Perhaps the most surprising feature of Xmas trading results
from the major supermarkets is that even at this traditional “throw caution to
the winds and spend” time of year, shoppers were not prepared to loosen their
purse strings when it came to food and groceries.
We do not know yet what total supermarket sales were like
over Xmas, but given Tesco’s 0.3% decline in like for like sales, Sainsbury’s
1.7% drop, a not unexpected plummet of
3.1% from Morrisons, and a disappointingly flat performance from Marks and Spencer
who are supposed to be immune from penny pinching habits, the picture is
unlikely to be rosy. Waitrose fared a little better, recording a 2.8% increase,
and discounters Aldi and Lidl are both claiming their “best ever” Xmas, but as
the combined market share of these three companies is just over 13% their
better numbers will not compensate.
Hence the racheting up of price cutting announcements from
the “Big 4”. In a time of low inflation
with shoppers just not prepared to spend on food, the only way for grocers to
grow is by stealing market share. Tesco is to drop the price of 350 core lines,
and claims that over Xmas some of its vegetables were cheaper than Aldi. Asda is to spend £300m on cutting prices in
the first three months of this year, and Sainsbury £150m.
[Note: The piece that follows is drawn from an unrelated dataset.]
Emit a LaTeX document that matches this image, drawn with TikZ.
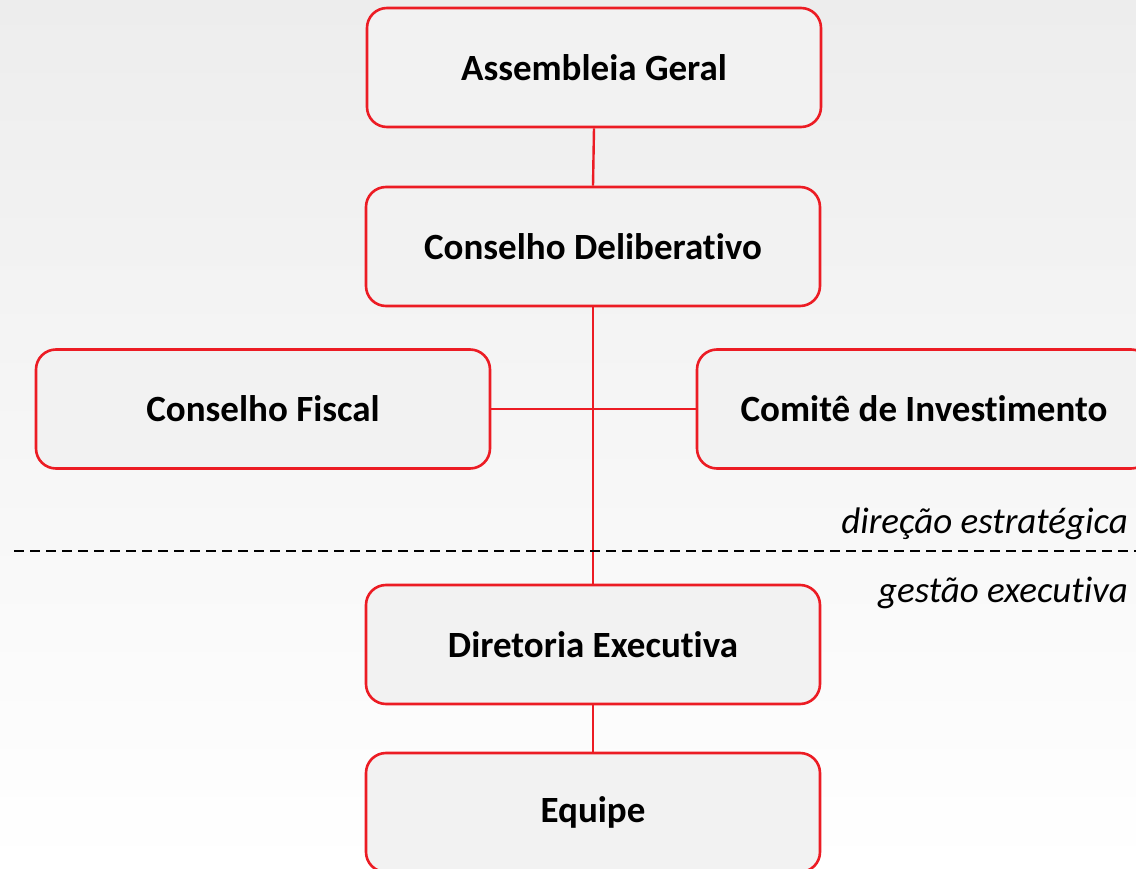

Where will it end? Many in the industry are saying that
prices generally will need to be rebased
regardless of the impact on profit margins. Morrisons chief executive,
the second CEO, after Philip Clarke of Tesco to lose his job due to poor
performance, has declared that the only
way forward is to “neutralise on price”, and then find ways to differentiate
from the competition.
The big grocers will be able to manage their way through
price wars more or less unscathed through a combination of slashing costs and
offloading real estate. They can cherry pick which products to price reduce, and
the scale and duration of any cuts. They can, and will, raise prices on many
goods to offset reductions on others.
The unknown and little discussed issue is the knock on
effect to others in the supply chain, many of whom are small businesses,
already operating on wafer thin margins. The drop in commodity prices will help. And
there may be a boost to demand. Consumption of beef and lamb for example has dropped
due to high retail prices. If, on the other hand, goods are already being
produced at below cost, as in the case of some dairy farmers, then a boost to
consumption does not help at all.
What is clear is that a low price, low growth , low profit world
is here to stay for those connected with the grocery supply chain.